METROPOLITAN - Seiring perkembangan zaman dan kekuasaan, Kota Bogor sebagai penyangga ibu kota DKI Jakarta kini berubah menjadi kota perdagangan, jasa dan pariwisata. Tak kurang dari 100 hingga 150 ribu wisatawan menyemut di Kota Hujan setiap akhir pekannya. Alhasil, restoran hingga gerai kopi menjamur mengikuti tren kuliner kota.
Sektor ini pun disasar Pemerintah Kota (Pemkot) Bogor untuk mendongkrak Pendapatan Asli Daerah (PAD). Tak tanggung-tanggung, Pemkot Bogor yang menargetkan angka Rp1 triliun untuk PAD 2019 secara keseluruhan itu ingin agar sektor usaha jasa restoran bisa menyetor uang pajak hingga Rp129 miliar tahun ini. Tidak kurang dari 1.480 objek pajak restoran se-Kota Bogor dipastikan bakal ’diperah’ untuk mendongkrak capaian PAD.
“Saat ini ada sekitar 1.480 objek pajak restoran yang kita targetkan bisa menghasilkan PAD Rp129 miliar. Nah, sampai hari ini baru mencapai Rp68 miliar. Sisanya untuk mengejar target ya kita upayakan terus,” terang Pelaksana Tugas (Plt) Kepala Badan Pendapatan Daerah (Bapenda) Kota Bogor, An An Andri Hikmat, usai Rapat Koordinasi Evaluasi PAD tahun anggaran 2019 di Grand Savero Hotel, kemarin.
Hal itu disebut menjadi fokus utama karena tingkat kunjungan wisatawan terhadap restoran dan gerai makanan minuman di Kota Bogor pada akhir pekan cukup pesat. Wisatawan yang kebanyakan datang dari sekitaran Jadetabek, Cianjur, Sukabumi dan Bandung itu lebih sering datang pada pagi hari, lalu pulang pada sore atau malam hari.
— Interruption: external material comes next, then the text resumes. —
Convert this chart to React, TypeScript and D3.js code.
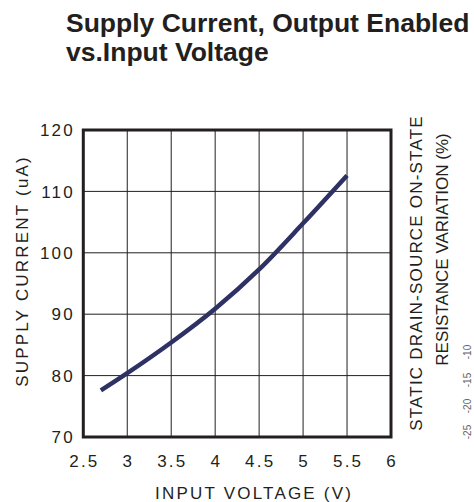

Mereka menyemut di berbagai gerai kuliner khas Kota Bogor.
“Sabtu-Minggu ramai, datang pagi sorenya pulang. Mereka cari makanan di kita. Imbas ke okupansi hotel memang ada tapi kecil, paling banyak imbas dari even-even di kota. Jadi, makanan itu paling dicari, makanya kita ingin dongkrak itu,” jelas pria yang juga ketua umum Persatuan Judo Seluruh Indonesia (PJSI) Kota Bogor itu.
Apalagi, sambung dia, Kota Bogor memang tidak mempunyai sektor sumber daya alam yang bisa diperas untuk mendatangkan pedapatan, sehingga sektor jasa menjadi paling utama. An An mengakui perkembangan kuliner Kota Bogor seringkali mengikuti tren zaman yang sedang digandrungi. Sehingga itu memengaruhi fluktuasi jumlah objek pajak restoran di Kota Bogor.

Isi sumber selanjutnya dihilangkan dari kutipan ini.